Please Look After My Parrot


Ignorant pet-owners are handing their parrots and budgies over to bird sanctuaries because they're scared of catching bird flu from them. Those infected swans, they sneak into your house at night and sneeze through the bars of the cages...

Ignorant governments, on the other hand, are taking two different approaches. One is to vaccinate all poultry, so that although they catch bird flu you can't tell they've got it and they can still pass it to other birds. France and Holland are leading the way here. The other is to kill all birds in a flock where one infected bird is found, even though this won't stop migratory birds re-introducing the infection almost immediately. This is the UK's preferred option.

We can't eradicate bird flu. All we can do is delay it until we find out enough about this particular mutation that we'll have a fighting chance of coming up with a vaccine for humans should it jump species. Put large, domestic flocks of birds indoors, change the law temporarily so that those which had a "free range" or "organic" tag before can keep it if they satisfy the remainder of the necessary criteria, and if a flock still gets infected, OK, well the virus is going to kill them all anyway so cull some if you think this will save the rest but don't get your hopes up.

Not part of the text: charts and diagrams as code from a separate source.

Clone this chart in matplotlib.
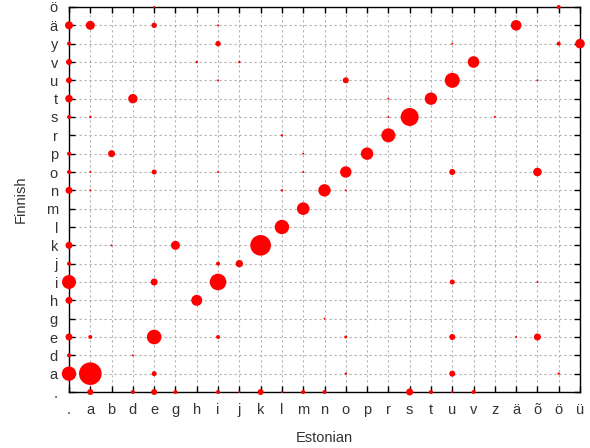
import matplotlib
matplotlib.use("Agg")
import matplotlib.pyplot as plt

plt.rcParams['font.family'] = ['Liberation Sans', 'DejaVu Sans']

# letters on the axes
estonian = ['.', 'a', 'b', 'd', 'e', 'g', 'h', 'i', 'j', 'k', 'l', 'm', 'n',
            'o', 'p', 'r', 's', 't', 'u', 'v', 'z', 'ä', 'õ', 'ö', 'ü']
finnish = ['.', 'a', 'd', 'e', 'g', 'h', 'i', 'j', 'k', 'l', 'm', 'n',
           'o', 'p', 'r', 's', 't', 'u', 'v', 'y', 'ä', 'ö']

# letter correspondences (estonian, finnish, weight), read row by row from the top
est = ['e', 'ö',
       '.', 'a', 'e', 'i', 'ä',
       '.', 'i', 'u', 'ö', 'ü',
       '.', 'h', 'j', 'v',
       '.', 'i', 'o', 'u', 'õ',
       '.', 'd', 'r', 't',
       '.', 'a', 'r', 's', 'z',
       'l', 'r',
       '.', 'b', 'm', 'p',
       '.', 'a', 'e', 'i', 'm', 'o', 'u', 'õ',
       '.', 'a', 'l', 'n', 'o',
       'm',
       'l',
       '.', 'b', 'g', 'k',
       '.', 'i', 'j',
       '.', 'e', 'i', 'u', 'õ',
       '.', 'h',
       'n',
       '.', 'a', 'e', 'i', 'o', 'u', 'ä', 'õ',
       '.', 'd',
       '.', 'a', 'e', 'o', 'u', 'ö',
       'a', 'd', 'e', 'g', 'i', 'j', 'k', 'l', 'm', 'n', 's', 't', 'u', 'v']
fin = ['ö'] * 2 + ['ä'] * 5 + ['y'] * 5 + ['v'] * 4 + ['u'] * 5 + ['t'] * 4 + \
      ['s'] * 5 + ['r'] * 2 + ['p'] * 4 + ['o'] * 8 + ['n'] * 5 + ['m'] + ['l'] + \
      ['k'] * 4 + ['j'] * 3 + ['i'] * 5 + ['h'] * 2 + ['g'] + ['e'] * 8 + \
      ['d'] * 2 + ['a'] * 6 + ['.'] * 14
weight = [1, 2,
          4, 4.5, 2.7, 1, 5.3,
          2, 2.7, 1, 2, 4.8,
          3, 1.2, 1.2, 5.8,
          3, 1, 3, 7.5, 1,
          3.8, 4.7, 1, 6.2,
          2, 1.2, 1, 9, 1,
          1.2, 7,
          2, 3.5, 1, 6.2,
          2, 1, 2.5, 1, 1, 5.7, 3, 4.3,
          3.5, 1, 1.2, 6.2, 1,
          6.3,
          7.2,
          3.5, 1, 4.5, 10.3,
          2, 2, 3.7,
          7, 3.5, 8.3, 2.5, 1,
          3.5, 5.5,
          1,
          3.5, 2, 7.3, 2, 1.5, 3, 1, 3.5,
          2, 1,
          7.2, 11.3, 2.5, 1.2, 3, 1.2,
          3, 2, 3, 2, 2, 1, 3, 1, 2, 2, 3.5, 2, 1, 2]

xs = [estonian.index(c) for c in est]
ys = [finnish.index(c) for c in fin]
sizes = [(2 * w * 0.72) ** 2 for w in weight]

fig = plt.figure(figsize=(5.9, 4.48), dpi=100)
ax = fig.add_axes([69 / 590, 56 / 448, 511 / 590, 385 / 448])

ax.scatter(xs, ys, s=sizes, color='#ff0000', edgecolors='none',
           clip_on=False, zorder=3)

ax.set_xlim(0, len(estonian) - 1)
ax.set_ylim(0, len(finnish) - 1)
ax.set_xticks(range(len(estonian)), estonian)
ax.set_yticks(range(len(finnish)), finnish)

ax.grid(True, color='#b0b0b0', linestyle=(0, (2, 2.5)), linewidth=0.8)
ax.set_axisbelow(True)
ax.tick_params(direction='in', length=4, width=1, top=True, right=True,
               labelsize=10.5, labelcolor='#333333', pad=8)
for sp in ax.spines.values():
    sp.set_linewidth(1)

ax.set_xlabel('Estonian', fontsize=10.5, color='#333333', labelpad=10)
ax.set_ylabel('Finnish', fontsize=10.5, color='#333333', labelpad=13)

fig.savefig('out.png', dpi=100)
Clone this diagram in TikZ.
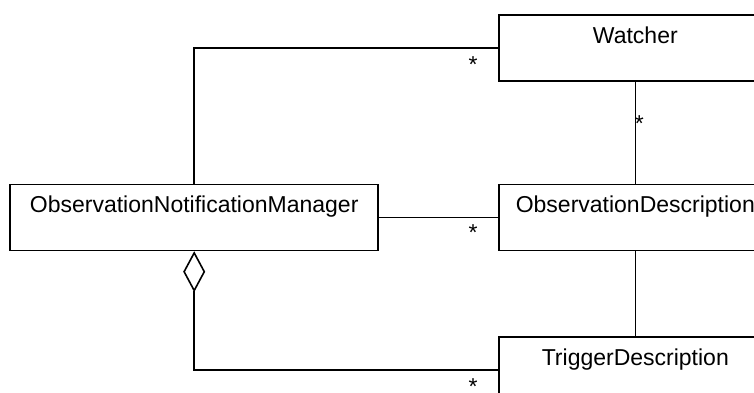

The main worry is not that bird flu will devastate our poultry industry; rather, it's that someone with human flu catches it and the resulting cocktail produces a strain that could kill people as easily as H5N1 kills birds. Laws to keep people who have flu away from birds are going to be more effective than laws to keep birds that have flu away from people. That's until some old bloke in China with a runny nose and high fever stoically goes to collect eggs from his out-of-sorts chickens, anyway.